El Espejo y la Ventana
John Henry Newman y la verdadera crisis de la conciencia
En los corredores del Vaticano y en las redacciones de medio mundo resuena el eco de la que muchos consideran la primera gran decisión de un nuevo pontificado: la declaración de John Henry Newman como Doctor de la Iglesia. No es un honor menor. Elevar a un santo a tal dignidad es como señalar una estrella fija en el firmamento de la teología, una guía perenne para la navegación de la fe.
De inmediato, los analistas —esos modernos augures que interpretan las entrañas de cada gesto eclesial— han aclamado la decisión. La ven como una jugada maestra, un acto de exquisita diplomacia. Newman, dicen, es la figura del consenso; el converso de doctrina ortodoxa y conciencia afilada, admirado por Juan Pablo II, beatificado por Benedicto y canonizado por Francisco. Un bálsamo de concordia para unir las distintas sensibilidades de una Iglesia en tensión.
Y aquí, como diría el bueno de Chesterton, es donde la verdad se pone de pie y nos devuelve la bofetada con una paradoja.
El mundo, tan afecto a los salones donde las convicciones se negocian, aplaude a un hombre que, suponen, fue un maestro del acuerdo. Y en este aplauso unánime reside el más colosal de los malentendidos. Porque John Henry Newman no fue un hombre de consenso; fue un hombre de una conversión brutal y solitaria.

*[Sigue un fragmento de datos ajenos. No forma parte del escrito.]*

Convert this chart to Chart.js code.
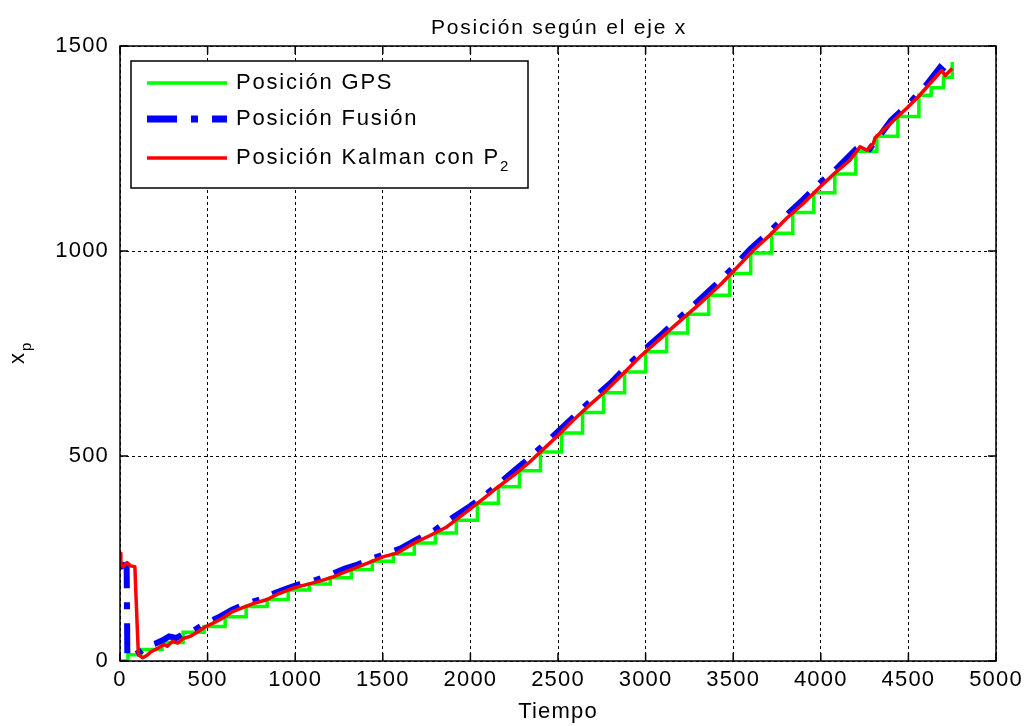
<!DOCTYPE html>
<html>
<head>
<meta charset="utf-8">
<title>Posición según el eje x</title>
<script src="https://cdn.jsdelivr.net/npm/chart.js@4.4.1/dist/chart.umd.min.js"></script>
<style>
  html, body { margin: 0; padding: 0; background: #fff; }
  #wrap { width: 1027px; height: 726px; }
</style>
</head>
<body>
<div id="wrap"><canvas id="posChart" width="1027" height="726"></canvas></div>
<script>
// Position along x: GPS (stairs), fused estimate and Kalman filter with P2

const xTicks = [0, 500, 1000, 1500, 2000, 2500, 3000, 3500, 4000, 4500, 5000];
const yTicks = [0, 500, 1000, 1500];

// GPS fixes (held until the next fix)
const gpsTime = [0, 45, 120, 240, 360, 480, 600, 720, 840, 960, 1080, 1200, 1320, 1440,
  1560, 1680, 1800, 1920, 2040, 2160, 2280, 2400, 2520, 2640, 2760, 2880, 3000, 3120,
  3240, 3360, 3480, 3600, 3720, 3840, 3960, 4080, 4200, 4320, 4440, 4560, 4630, 4700, 4750];
const gpsPos = [0, 15, 28, 45, 70, 84, 108, 133, 150, 173, 188, 203, 223, 243,
  261, 288, 312, 343, 385, 425, 464, 510, 556, 606, 654, 705, 754, 800,
  846, 892, 945, 995, 1043, 1094, 1142, 1188, 1243, 1280, 1328, 1380, 1398, 1424, 1461];

// fused position
const fusionTime = [0, 20, 38, 42, 70, 120, 155, 200, 240, 280, 320, 370, 420, 480, 560,
  640, 720, 800, 880, 960, 1040, 1120, 1200, 1280, 1360, 1440, 1520, 1600, 1700, 1800,
  1900, 2000, 2100, 2200, 2300, 2400, 2500, 2600, 2700, 2800, 2900, 3000, 3100, 3200,
  3300, 3400, 3500, 3600, 3700, 3800, 3900, 4000, 4100, 4200, 4250, 4280, 4320, 4400,
  4500, 4600, 4680, 4700, 4720, 4740];
const fusionPos = [228, 234, 232, 8, 12, 24, 36, 42, 50, 60, 56, 68, 74, 90, 106,
  125, 140, 150, 165, 178, 190, 198, 210, 225, 236, 250, 262, 274, 298, 320,
  350, 378, 410, 446, 482, 520, 560, 600, 640, 678, 722, 762, 800, 840,
  878, 918, 960, 1006, 1044, 1086, 1126, 1168, 1205, 1248, 1262, 1250, 1272, 1318,
  1358, 1404, 1448, 1440, 1432, 1440];

// Kalman estimate with P2
const kalmanTime = [0, 5, 20, 40, 60, 85, 92, 105, 130, 155, 175, 220, 250, 270, 300, 330,
  360, 400, 440, 485, 520, 580, 640, 700, 760, 840, 900, 990, 1080, 1150, 1220, 1300,
  1410, 1500, 1580, 1680, 1770, 1865, 1990, 2080, 2150, 2250, 2340, 2400, 2500, 2588,
  2680, 2778, 2870, 2968, 3060, 3158, 3300, 3425, 3500, 3615, 3700, 3805, 3900, 3995,
  4080, 4167, 4224, 4263, 4300, 4310, 4400, 4492, 4560, 4641, 4690, 4710, 4750];
const kalmanPos = [263, 235, 230, 240, 232, 230, 150, 15, 8, 14, 22, 32, 40, 36, 48, 44,
  55, 60, 70, 83, 90, 103, 120, 130, 140, 150, 163, 178, 188, 196, 206, 220,
  238, 254, 263, 288, 306, 327, 368, 398, 422, 454, 486, 510, 550, 588,
  624, 661, 700, 742, 777, 815, 868, 917, 950, 1002, 1035, 1080, 1116, 1156,
  1190, 1222, 1254, 1246, 1262, 1276, 1312, 1349, 1378, 1417, 1440, 1428, 1445];

const FONT = "'Liberation Sans', Arial, Helvetica, sans-serif";
const FUSION_DASH = [30, 14, 7, 14];

const toPoints = (ts, vs) => ts.map((t, i) => ({ x: t, y: vs[i] }));

const legendItems = [
  { text: "Posición GPS", color: "#00ff00", width: 3.5, dash: [] },
  { text: "Posición Fusión", color: "#0000ff", width: 7, dash: FUSION_DASH },
  { text: "Posición Kalman con P", sub: "2", color: "#ff0000", width: 3.5, dash: [] },
];

// axes box, inward ticks, title, y label and the boxed legend
const frameDecor = {
  id: "frameDecor",
  beforeDraw(chart) {
    chart.ctx.letterSpacing = "1.2px";
  },
  afterDraw(chart) {
    const { ctx, chartArea: a, scales } = chart;
    ctx.save();
    ctx.strokeStyle = "#000";
    ctx.setLineDash([]);
    ctx.lineWidth = 1.5;

    ctx.beginPath();
    xTicks.forEach((v) => {
      const px = scales.x.getPixelForValue(v);
      ctx.moveTo(px, a.bottom); ctx.lineTo(px, a.bottom - 8);
      ctx.moveTo(px, a.top); ctx.lineTo(px, a.top + 8);
    });
    yTicks.forEach((v) => {
      const py = scales.y.getPixelForValue(v);
      ctx.moveTo(a.left, py); ctx.lineTo(a.left + 8, py);
      ctx.moveTo(a.right, py); ctx.lineTo(a.right - 8, py);
    });
    ctx.stroke();
    ctx.strokeRect(a.left, a.top, a.right - a.left, a.bottom - a.top);

    // title
    ctx.letterSpacing = "1.8px";
    ctx.fillStyle = "#000";
    ctx.font = "21px " + FONT;
    ctx.textAlign = "center";
    ctx.textBaseline = "middle";
    ctx.fillText("Posición según el eje x", (a.left + a.right) / 2 + 1, 28);

    // y label x_p
    ctx.save();
    ctx.translate(18, 356);
    ctx.rotate(-Math.PI / 2);
    ctx.textAlign = "left";
    ctx.font = "22px " + FONT;
    ctx.fillText("x", -8, 0);
    ctx.font = "15px " + FONT;
    ctx.fillText("p", 5, 9);
    ctx.restore();

    // legend
    const lx = a.left + 11, ly = a.top + 15, lw = 397, lh = 127;
    ctx.fillStyle = "#fff";
    ctx.fillRect(lx, ly, lw, lh);
    ctx.lineWidth = 1.5;
    ctx.strokeRect(lx, ly, lw, lh);
    const rows = [83, 119, 158];
    legendItems.forEach((it, i) => {
      const y = rows[i];
      ctx.save();
      ctx.strokeStyle = it.color;
      ctx.lineWidth = it.width;
      ctx.setLineDash(it.dash);
      ctx.beginPath();
      ctx.moveTo(lx + 16, y);
      ctx.lineTo(lx + 96, y);
      ctx.stroke();
      ctx.restore();
      ctx.fillStyle = "#000";
      ctx.textAlign = "left";
      ctx.textBaseline = "middle";
      ctx.letterSpacing = "1.8px";
      ctx.font = "22px " + FONT;
      ctx.fillText(it.text, lx + 105, y);
      if (it.sub) {
        const w = ctx.measureText(it.text).width;
        ctx.font = "15px " + FONT;
        ctx.fillText(it.sub, lx + 105 + w, y + 9);
      }
    });
    ctx.restore();
  },
};

const ctx = document.getElementById("posChart").getContext("2d");

new Chart(ctx, {
  type: "line",
  data: {
    datasets: [
      {
        label: "Posición GPS",
        data: toPoints(gpsTime, gpsPos),
        borderColor: "#00ff00",
        borderWidth: 3.5,
        stepped: "before",
        pointRadius: 0,
        order: 3,
      },
      {
        label: "Posición Fusión",
        data: toPoints(fusionTime, fusionPos),
        borderColor: "#0000ff",
        borderWidth: 6,
        borderDash: FUSION_DASH,
        pointRadius: 0,
        order: 2,
      },
      {
        label: "Posición Kalman con P2",
        data: toPoints(kalmanTime, kalmanPos),
        borderColor: "#ff0000",
        borderWidth: 3.5,
        borderJoinStyle: "round",
        pointRadius: 0,
        order: 1,
      },
    ],
  },
  options: {
    responsive: false,
    animation: false,
    devicePixelRatio: 1,
    layout: { padding: { top: 46, right: 31, left: 0, bottom: 0 } },
    plugins: {
      legend: { display: false },
      tooltip: { enabled: false },
      title: { display: false },
    },
    scales: {
      x: {
        type: "linear",
        min: 0,
        max: 5000,
        afterBuildTicks: (scale) => { scale.ticks = xTicks.map((v) => ({ value: v })); },
        afterFit: (scale) => { scale.height = 65; },
        ticks: { color: "#000", font: { family: FONT, size: 22 }, padding: 6, maxRotation: 0, callback: (v) => String(v) },
        grid: { color: "#000", lineWidth: 1, drawTicks: false },
        border: { display: false, dash: [3, 3] },
        title: { display: true, text: "Tiempo", color: "#000", font: { family: FONT, size: 22 }, padding: { top: 0, bottom: 1 } },
      },
      y: {
        type: "linear",
        min: 0,
        max: 1500,
        afterBuildTicks: (scale) => { scale.ticks = yTicks.map((v) => ({ value: v })); },
        afterFit: (scale) => { scale.width = 120; },
        ticks: { color: "#000", font: { family: FONT, size: 22 }, padding: 11, callback: (v) => String(v) },
        grid: { color: "#000", lineWidth: 1, drawTicks: false },
        border: { display: false, dash: [3, 3] },
      },
    },
  },
  plugins: [frameDecor],
});
</script>
</body>
</html>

No fue un constructor de puentes entre ideas, sino un peregrino que quemó los puentes que le unían a todo lo que amaba —posición, amigos, reputación— por seguir la hebra de una sola Verdad que tiraba de su alma.
La modernidad lo alaba, sobre todo, como "un gran defensor del papel de la conciencia". Y es cierto. Pero lo alaba porque ha vaciado la palabra "conciencia" de su terrible y glorioso significado.
Para el hombre de nuestro tiempo, la conciencia es un espejo. Se mira en él y este le devuelve el reflejo de sus propios deseos, sus apetencias, sus "sentires". La conciencia moderna dice: "Esto es verdad para mí". Es un santuario privado donde cada uno es su propio dios y su propio pontífice. Es la justificación última para la autonomía radical del yo.
Para Newman, la conciencia era exactamente lo contrario: era una ventana. Una ventana en el rincón más íntimo y amurallado del alma, a través de la cual entraba la luz de una Ley objetiva, la voz de un Legislador divino. No era la voz del hombre, sino el eco de la voz de Dios. No era una fuente de derechos, sino el origen del más solemne de los deberes: el deber de buscar la Verdad y, una vez hallada, someterse a ella. La conciencia, para Newman, no nos hace libres para inventar la realidad; nos obliga a conformarnos a ella.
El mundo celebra al "defensor de la conciencia" creyendo que celebra a un precursor de su propio subjetivismo. Es como celebrar a un cruzado por la belleza de su espada, ignorando que la desenvainó para defender una fe que hoy se considera una locura.
Por tanto, la decisión del Papa, lejos de ser un movimiento político para crear una paz artificial, es un acto profundamente anti-político. Es colocar en el corazón de la Iglesia no a un negociador, sino a un testigo. Es recordarnos que la fe no es un parlamento de sensibilidades, sino un drama como el de Dostoievski, donde el alma se juega su destino eterno en la adhesión a una verdad que no ha creado. Es afirmar que el universo moral es real, y que nuestra única grandeza reside en la humilde tarea de alinear nuestro pequeño mapa con el vasto territorio del Rey.
Al nombrar a Newman Doctor, la Iglesia no nos ofrece un modelo de consenso, sino un patrono para la crisis. Nos dice que la unidad no se alcanza rebajando las exigencias de la verdad, sino amándola hasta las últimas consecuencias, aunque esas consecuencias sean el exilio y la incomprensión.
Nos deja, entonces, con estas preguntas:
¿Y si la Iglesia, al elevar a Newman, no busca un armisticio, sino que nos declara la guerra a nosotros mismos, a nuestra cómoda y domesticada idea de la conciencia?
¿Qué ocurre cuando el hombre que el mundo aclama como un diplomático resulta ser, en realidad, un profeta que nos exige una conversión tan dolorosa y honesta como la suya?
¿Estamos preparados para asomarnos a la ventana o seguiremos mirándonos, satisfechos, en nuestro propio espejo?